China has simultaneously signalled a shift towards a more accommodative policy on its islands and sea zones, and moved to consolidate its hold on territory it claims.

As a result of the Chinese block-laying on a shoal, The Philippines has recalled its ambassador from Beijing for consultations.

At the same time, Taiwan has budgeted $116.5 million over the next three years to build a wharf on Taiping, one of the hotly contested Spratly islands in the South China Sea, 1600km from Taiwan's southernmost city of Kaohsiung.

This risks stirring strong responses. The construction of the wharf will enable Taiwan to land heavy equipment to extend the runway there, so that large military transports, including Hercules, can land on the island.

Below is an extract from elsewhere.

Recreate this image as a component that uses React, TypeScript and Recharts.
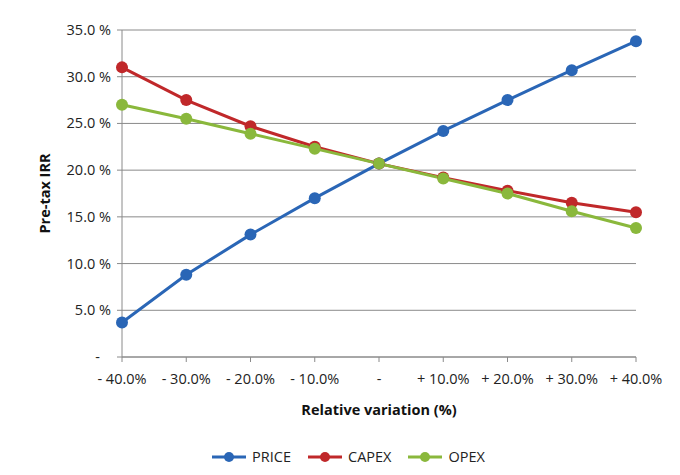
import React from 'react';
import { LineChart, Line, XAxis, YAxis, CartesianGrid, Legend } from 'recharts';

const categories = ['- 40.0%', '- 30.0%', '- 20.0%', '- 10.0%', '-', '+ 10.0%', '+ 20.0%', '+ 30.0%', '+ 40.0%'];
const price = [3.7, 8.8, 13.1, 17.0, 20.7, 24.2, 27.5, 30.7, 33.8];
const capex = [31.0, 27.5, 24.7, 22.5, 20.7, 19.2, 17.8, 16.5, 15.5];
const opex = [27.0, 25.5, 23.9, 22.3, 20.7, 19.1, 17.5, 15.6, 13.8];
const yTicks = [0, 5, 10, 15, 20, 25, 30, 35];

const series = [
  { key: 'PRICE', color: '#2A66B6', values: price },
  { key: 'CAPEX', color: '#C0282A', values: capex },
  { key: 'OPEX', color: '#8AB83C', values: opex },
];

const data = categories.map((c, i) => ({
  cat: c,
  PRICE: price[i],
  CAPEX: capex[i],
  OPEX: opex[i],
}));

const FONT = '"Open Sans", Lato, sans-serif';
const FS = 14.5;

const LegendContent = () => (
  <div style={{ display: 'flex', justifyContent: 'center', fontFamily: FONT, fontSize: FS, color: '#222', paddingLeft: 53 }}>
    {series.map((s, i) => (
      <div key={s.key} style={{ display: 'flex', alignItems: 'center', marginRight: i < series.length - 1 ? 17 : 0 }}>
        <svg width={34} height={12} style={{ marginRight: 6 }}>
          <line x1={0} y1={6} x2={34} y2={6} stroke={s.color} strokeWidth={3} />
          <circle cx={17} cy={6} r={5} fill={s.color} />
        </svg>
        <span>{s.key}</span>
      </div>
    ))}
  </div>
);

const YTick = (props: any) => {
  const { x, y, payload } = props;
  const v = payload.value as number;
  const label = v === 0 ? '-' : `${v.toFixed(1)} %`;
  return (
    <text x={v === 0 ? x - 11 : x} y={y} dy={5} textAnchor="end" fill="#222" fontSize={FS} fontFamily={FONT}>
      {label}
    </text>
  );
};

export default function App() {
  return (
    <div style={{ width: 672, height: 467, background: '#fff' }}>
      <LineChart width={672} height={467} data={data} margin={{ top: 22, right: 44, left: 0, bottom: 8 }}>
        <CartesianGrid vertical={false} stroke="#8a8a8a" strokeWidth={1} />
        <XAxis
          dataKey="cat"
          stroke="#8a8a8a"
          tickLine={{ stroke: '#8a8a8a' }}
          tickSize={5}
          tickMargin={12}
          tick={{ fill: '#222', fontSize: FS, fontFamily: FONT }}
          height={90}
          interval={0}
          label={{ value: 'Relative variation (%)', position: 'insideBottom', offset: 32, fill: '#111', fontSize: FS, fontWeight: 'bold', fontFamily: FONT }}
        />
        <YAxis
          domain={[0, 35]}
          ticks={yTicks}
          width={114}
          stroke="#8a8a8a"
          tickLine={{ stroke: '#8a8a8a' }}
          tickSize={5}
          tickMargin={6}
          tick={<YTick />}
          label={{ value: 'Pre-tax IRR', angle: -90, position: 'insideLeft', offset: 37, fill: '#111', fontSize: FS, fontWeight: 'bold', fontFamily: FONT, style: { textAnchor: 'middle' } }}
        />
        <Legend verticalAlign="bottom" height={20} content={<LegendContent />} />
        {series.map((s) => (
          <Line
            key={s.key}
            dataKey={s.key}
            stroke={s.color}
            strokeWidth={3}
            dot={{ r: 6, fill: s.color, stroke: s.color, strokeWidth: 0 }}
            activeDot={false}
            isAnimationActive={false}
          />
        ))}
      </LineChart>
    </div>
  );
}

The Association of Southeast Asian Nations, five of whose 10 members have claims in the South China Sea, has for years urged that all claimants should sign a code of conduct that would limit the range of behaviour in the sea zone - through which most of Australia's trade flows.

China has resisted, instead seeking resolution through bilateral negotiations in which it will always be the dominant participant.

On Tuesday, however, China's Premier Li Keqiang said at a China-ASEAN trade fair at Nanning, the capital of Guangxi, the area of China that borders Vietnam, that the country "would proceed systematically, and soundly push forward talks on the code of conduct for the South China Sea."

He told the audience, which included the Vietnamese and Thai prime ministers: "The Chinese government is willing and ready to assume a policy of seeking an appropriate resolution through friendly consultations."

Mr Li said China respected both historical reality and international law.

Its claims are rooted in its accounts of historical patterns of use of the South China Sea.

But The Philippines' foreign affairs spokesman Raul Hernandez accused China of laying 75 large concrete blocks on the disputed Scarborough Shoal.

The shoal is about 220km from the largest Philippine island of Luzon and is about 650km from Hainan island, the nearest part of China.

Mr Hernandez said that the blocks could be a prelude to the construction of buildings there - a claim that was denied by China's Foreign Ministry spokesman Hong Lei.